Semantic Similarity Evals

A Similarity eval compares the engine’s output against a reference answer and returns a cosine similarity score (0–1). This catches correct answers phrased differently — something a rule-based check cannot do.

How it works

MIRA computes TF-IDF bag-of-words cosine similarity entirely locally — no external embedding model or API call is required. Both the output and the reference are converted into TF-IDF vectors, then their cosine similarity is computed in-process. This means:

No embedding provider configuration needed
No network latency or API cost
Works fully offline / in Local-Only Mode

The trade-off vs. neural embeddings is that pure synonym or paraphrase shifts (e.g. “begin” vs. “commence”) may score lower than with a semantic embedding model, but common vocabulary paraphrases are handled well.

When to use

The correct answer can be expressed in many ways (synonyms, paraphrases with overlapping vocabulary)
You have a gold-standard reference answer to compare against
You want a continuous quality score (0–1) rather than binary pass/fail

Configuring a semantic similarity eval

Open the Eval Studio and click + New

Click the Flask icon in the sidebar, then click + New in the left panel.

Select Similarity type

Click the Similarity type card.

Enter a name and reference answer

Give the eval a name. In the Reference Answer field, type the ideal output. This does not need to be the exact wording — just the correct content with overlapping key terms.

Set the pass threshold

Set the minimum cosine similarity score to consider a pass.

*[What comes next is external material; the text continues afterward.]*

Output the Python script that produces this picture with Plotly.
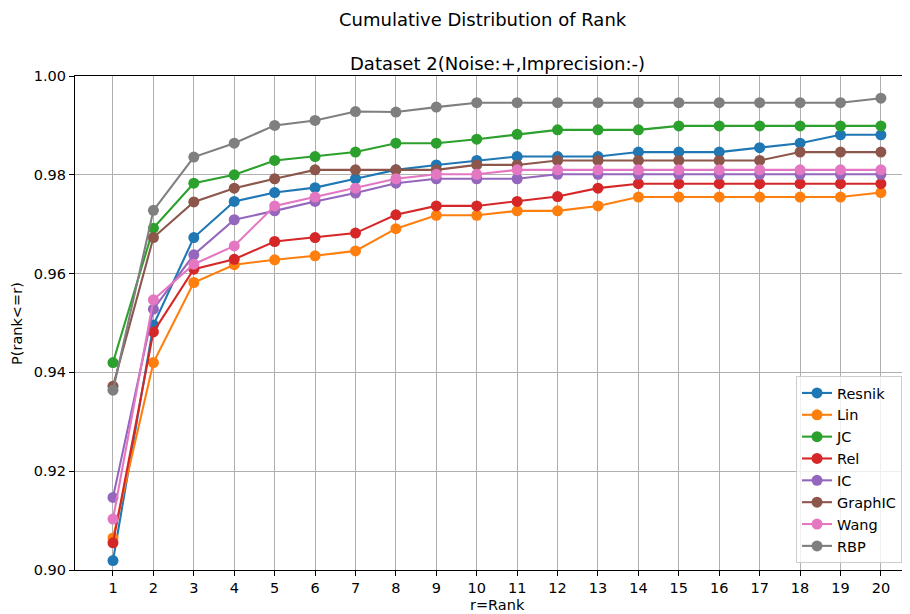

Default: 0.80.

Threshold	Strictness
0.90+	Very strict — near-identical phrasing required
0.80–0.89	Strict — same content, different words acceptable
0.70–0.79	Moderate — paraphrasing and some omissions acceptable
< 0.70	Lenient — general topic alignment

Test and activate

Enter a sample input and expected output in the inline tester and click Run Test. Once a test passes, click Activate.

Scoring

Each run produces a similarity score between 0 and 1:

≥ threshold → ✅ Pass
< threshold → ❌ Fail

The raw score is stored alongside the pass/fail result so you can track quality trends over time.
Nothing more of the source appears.